Green, 53, said that was one thing he disagreed with in the article. He said his dad and mom moved to Weed in 1946. He lived in Weed from age three and grew up in Weed’s schools. He left at 19 for college and returned 29 years later. He said Hispanics, African Americans, and Italians were here when he was young. Green, who is African American, said he never felt Weed was all white.
Rodriguez explained that she meant the county in general was “all white.” She moved to Weed from San Jose, like the article says, but lived there only briefly before her husband’s job changed and they moved to Gazelle. Her three boys attended grade school in Gazelle and high school at Yreka High School. She’s quoted in the article saying, “I never had the feeling of being an outcast,” which she said is true of her years in Gazelle. They lived in Gazelle until two years ago when their house flooded.
Rodriguez said her husband’s extended family lived in Weed, which is why they moved to town. Her boys had many cousins, so despite attending school in Gazelle and Yreka, they knew all the kids in Weed.
Green said “people weren’t vocal about the election,” so he didn’t feel a lot of political tension.
Despite feeling a racial awareness he called a “cautionary racial atmosphere,” he said whatever your color, getting along is more about your personality and how you are to other people. “It’s about personality,” he said. “I think that’s true about small towns.”
Weed High School student Dhruva Jr. was in The Weed Store where Green works and said he’s never met anyone at school who has had radical opinions about other races or cultures.
People treat each other by how they’re treated, said Patc Dawson, owner of Dawson’s Wreath Barn, Florist and Gift Shop, located next door to The Weed Store.

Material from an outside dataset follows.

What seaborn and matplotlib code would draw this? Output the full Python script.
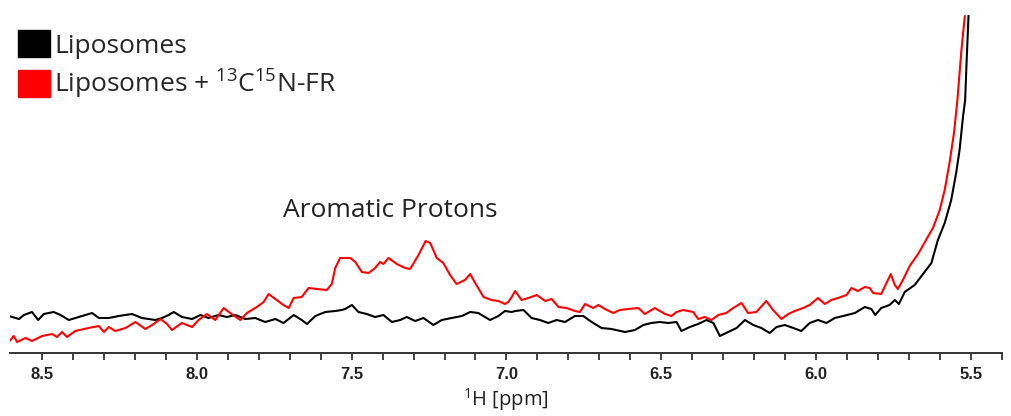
import matplotlib
matplotlib.use("Agg")
import matplotlib.pyplot as plt
from matplotlib.patches import Patch
import seaborn as sns

# chemical shift (ppm) and intensity (arb. units)
ppm_lipo = [8.607, 8.574, 8.558, 8.532, 8.512, 8.494, 8.462, 8.440, 8.413, 8.381,
            8.338, 8.316, 8.284, 8.252, 8.209, 8.177, 8.134, 8.112, 8.091, 8.074,
            8.048, 8.015, 7.988, 7.962, 7.929, 7.903, 7.875, 7.843, 7.811, 7.779,
            7.746, 7.720, 7.687, 7.661, 7.644, 7.617, 7.585, 7.553, 7.532, 7.521,
            7.499, 7.478, 7.451, 7.424, 7.397, 7.370, 7.343, 7.322, 7.295, 7.268,
            7.236, 7.209, 7.177, 7.144, 7.117, 7.091, 7.053, 7.026, 7.005, 6.983,
            6.972, 6.945, 6.919, 6.892, 6.865, 6.838, 6.811, 6.779, 6.752, 6.725,
            6.693, 6.661, 6.617, 6.585, 6.558, 6.532, 6.505, 6.478, 6.451, 6.435,
            6.408, 6.381, 6.354, 6.332, 6.311, 6.284, 6.257, 6.230, 6.203, 6.177,
            6.150, 6.128, 6.101, 6.074, 6.048, 6.021, 5.994, 5.967, 5.940, 5.913,
            5.875, 5.843, 5.822, 5.809, 5.790, 5.763, 5.746, 5.733, 5.714, 5.682,
            5.650, 5.628, 5.607, 5.585, 5.564, 5.548, 5.537, 5.526, 5.519, 5.515,
            5.508]
int_lipo = [37, 34, 38, 41, 33, 39, 41, 38, 33, 36,
            40, 35, 35, 37, 39, 35, 33, 35, 38, 41,
            36, 34, 38, 35, 38, 36, 38, 34, 35, 31,
            34, 30, 38, 33, 29, 37, 41, 42, 43, 44,
            48, 41, 39, 36, 38, 31, 33, 36, 32, 35,
            28, 33, 35, 37, 41, 40, 33, 37, 42, 41,
            42, 43, 35, 33, 30, 33, 31, 37, 37, 31,
            25, 24, 21, 23, 28, 30, 31, 30, 31, 22,
            26, 29, 33, 30, 17, 21, 25, 33, 28, 25,
            20, 26, 28, 25, 22, 30, 33, 30, 35, 37,
            40, 46, 44, 38, 45, 48, 53, 49, 61, 68,
            81, 90, 113, 130, 153, 180, 203, 236, 253, 286,
            338]

ppm_fr = [8.607, 8.591, 8.580, 8.553, 8.532, 8.499, 8.467, 8.451, 8.435, 8.419,
          8.392, 8.349, 8.316, 8.300, 8.284, 8.263, 8.230, 8.198, 8.166, 8.144,
          8.117, 8.096, 8.080, 8.048, 8.015, 7.994, 7.967, 7.940, 7.913, 7.892,
          7.859, 7.838, 7.806, 7.784, 7.768, 7.746, 7.720, 7.703, 7.687, 7.661,
          7.639, 7.612, 7.580, 7.564, 7.553, 7.537, 7.504, 7.488, 7.467, 7.445,
          7.424, 7.408, 7.397, 7.381, 7.354, 7.327, 7.311, 7.284, 7.261, 7.246,
          7.225, 7.204, 7.182, 7.161, 7.134, 7.117, 7.101, 7.074, 7.048, 7.026,
          7.005, 6.994, 6.983, 6.972, 6.951, 6.929, 6.902, 6.875, 6.854, 6.832,
          6.806, 6.779, 6.763, 6.746, 6.720, 6.703, 6.682, 6.655, 6.634, 6.607,
          6.574, 6.553, 6.521, 6.488, 6.467, 6.451, 6.429, 6.397, 6.381, 6.359,
          6.338, 6.316, 6.290, 6.268, 6.241, 6.220, 6.193, 6.161, 6.139, 6.112,
          6.090, 6.069, 6.042, 6.021, 5.994, 5.972, 5.951, 5.929, 5.902, 5.886,
          5.865, 5.843, 5.827, 5.816, 5.790, 5.773, 5.759, 5.746, 5.736, 5.720,
          5.698, 5.671, 5.645, 5.623, 5.601, 5.585, 5.569, 5.555, 5.544, 5.531,
          5.520]
int_fr = [11, 17, 11, 15, 12, 17, 19, 16, 21, 16,
          22, 25, 27, 21, 26, 22, 25, 31, 24, 28,
          34, 29, 23, 30, 26, 33, 39, 33, 45, 40,
          33, 40, 46, 51, 59, 54, 48, 45, 55, 56,
          65, 64, 63, 69, 85, 95, 95, 91, 81, 80,
          85, 91, 89, 95, 89, 85, 84, 98, 112, 110,
          95, 90, 78, 69, 73, 79, 70, 56, 53, 52,
          49, 51, 56, 62, 53, 55, 58, 52, 54, 46,
          45, 42, 41, 49, 45, 48, 44, 40, 43, 44,
          45, 39, 45, 39, 37, 41, 43, 41, 34, 36,
          33, 38, 40, 45, 50, 40, 41, 52, 43, 34,
          39, 42, 45, 48, 55, 49, 53, 55, 58, 65,
          62, 66, 65, 60, 59, 70, 79, 68, 64, 73,
          87, 99, 113, 125, 143, 163, 191, 220, 253, 303,
          337]

labels = ["Liposomes", "Liposomes + $\\mathregular{^{13}C^{15}N}$-FR"]
colors = ["black", "#ff0000"]
tick_vals = [8.5, 8.0, 7.5, 7.0, 6.5, 6.0, 5.5]

sns.set_style("white")
plt.rcParams['font.family'] = ['Open Sans', 'DejaVu Sans']
plt.rcParams['mathtext.fontset'] = 'custom'
plt.rcParams['mathtext.rm'] = 'Open Sans'

fig = plt.figure(figsize=(10.11, 4.16), dpi=100)
ax = fig.add_axes([10 / 1011, 63 / 416, 992 / 1011, 338 / 416])

sns.lineplot(x=ppm_lipo, y=int_lipo, color=colors[0], linewidth=1.5,
             estimator=None, ax=ax)
sns.lineplot(x=ppm_fr, y=int_fr, color=colors[1], linewidth=1.5,
             estimator=None, ax=ax)

ax.set_xlim(8.603, 5.403)
ax.set_ylim(0, 338)
ax.set_yticks([])
ax.set_ylabel("")
for side in ["top", "right", "left"]:
    ax.spines[side].set_visible(False)
ax.spines["bottom"].set_linewidth(1.4)
ax.spines["bottom"].set_color("#333333")

ax.set_xticks(tick_vals)
ax.set_xticklabels([f"{v:.1f}" for v in tick_vals], fontweight="bold",
                   fontsize=12, family="Liberation Sans", color="#222222")
ax.set_xticks([8.4, 8.3, 8.2, 8.1, 7.9, 7.8, 7.7, 7.6, 7.4, 7.3, 7.2, 7.1,
               6.9, 6.8, 6.7, 6.6, 6.4, 6.3, 6.2, 6.1, 5.9, 5.8, 5.7, 5.6, 5.4],
              minor=True)
ax.tick_params(axis="x", which="both", direction="out", length=5, width=1.3,
               color="#333333", bottom=True, pad=5)
ax.set_xlabel("$\\mathregular{^{1}}$H [ppm]", fontsize=14.5, color="#222222",
              labelpad=3)

ax.text(7.374, 136, "Aromatic Protons", fontsize=19, ha="center",
        va="baseline", color="#222222")

handles = [Patch(facecolor=c, edgecolor=c) for c in colors]
ax.legend(handles, labels, loc="upper left", bbox_to_anchor=(18 / 1011, 1 - 30 / 416),
          bbox_transform=fig.transFigure, frameon=False, fontsize=19,
          handlelength=1.21, handleheight=1.21, handletextpad=0.15,
          labelspacing=0.34, borderpad=0, borderaxespad=0)

fig.savefig("out.png", dpi=100)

Before opening the gift shop, Dawson worked as a teacher’s aide at Weed Elementary for 23 years. “It’s never been about race,” she said. “Kids like each other because of who they are. It’s not the color of their skin.”
Her husband’s Italian family established in Weed in 1922. Dawson said her grandchildren are the fifth generation of original Weed Italians.
In her 50s, Dawson, who is Native American, said she didn’t vote for either Trump or Clinton and doesn’t feel political tension in Weed.
Her friend, Krystal Belcastro, 30, who stopped in to visit with Dawson, said the opposite. She voted for Trump and said she definitely feels a political and racial tension in Weed.
“Depends on the generation,” she said.
Belcastro, who is French Canadian and Japanese, said she wasn’t discriminated against because of her ethnicity growing up, but was teased because she is small.
She moved to Weed from Gazelle eight years ago and manages both locations of the Weed Shack. She is also a full time student at College of the Siskiyous studying Human Services.
She said she feels the tension at work and at the college from locals as well as tourists, but at Weed Elementary, where her kids attend school, she doesn't see any racism.
“Still, at a time when the country seems split along racial, political and social lines, Weed is one place where people say they generally get along despite – and sometimes because of – their differences,” Carcamo wrote in the LA Times.
“Live and let live,” said Quiroz. “I feel very fortunate to be living in this very diverse community.”
“We truly have unity in our community,” said Dawson. “It doesn't matter what your name is, where you work, what your ethnicity is. You will be able to go anywhere and work with anybody. You see them as the person they are and not the color of their skin.”
Carcamo’s article about Weed was published in the LA Times on January 8, 2017.